Not all new words and phrases become part of a language. Many fall out of style or never pick up much momentum at all. The ones that last and become entrenched become part of the lexicon, and the others may disappear with hardly a trace (and there are some, of course, that we remove on purpose).

And some odd things remain.

For instance, the English language contains a distinct word for the act of throwing somebody (or something) out of a window. It’s called “defenestration.” Yes, indeed—we have a word to describe that very act. I’m not enough of a historian or a linguist to understand WHY we have such a term, but we do.

There’s another term that has been on my mind lately: the “acre-foot.”

The acre-foot has got to be one of the most specific, the most particular, units in all of measurement. If there is a description of water that is more palpably tuned than the acre-foot to one way of looking at the world, to one specific purpose, then I don’t know what it is.
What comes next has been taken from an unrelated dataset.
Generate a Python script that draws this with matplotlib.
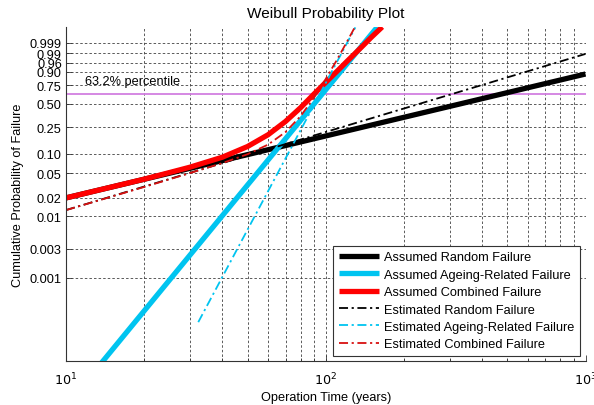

The unit is defined by the use, and vice versa.

An acre-foot is the amount of water that it would take to cover a flat piece of land in a one-foot-thick layer of water. It’s a common term for people that plan out water runoff and dam control and the distribution of water through canals, particularly when it comes to agricultural uses.

Someone filling up a water bottle might think of water in terms of pints or quarts or liters. A river runner might look at things in terms of cubic feet or cubic meters. These terms reflect a different perspective for the same thing: a volume of water.

But the acre-foot signifies something else entirely. For one thing, it’s an enormous amount of water (more than 300,000 gallons). The use of the term is a choice that we make, culturally, when we are talking about the use of water on a large scale. It implies that we are spreading the water out flat somewhere, either in a reservoir or on agricultural land—it quantifies usability.

It’s an expressive term, the acre-foot. It’s at once a hard thing to picture and a shockingly easy thing to picture. And, in the West, the term has been in the news a lot lately. We have, simply put, a lot less acre-feet to work with than we used to. This drought isn’t going away anytime soon, despite a few rain showers. Where the water comes from, where it goes, and what we decide to do with the water we have is becoming increasingly important.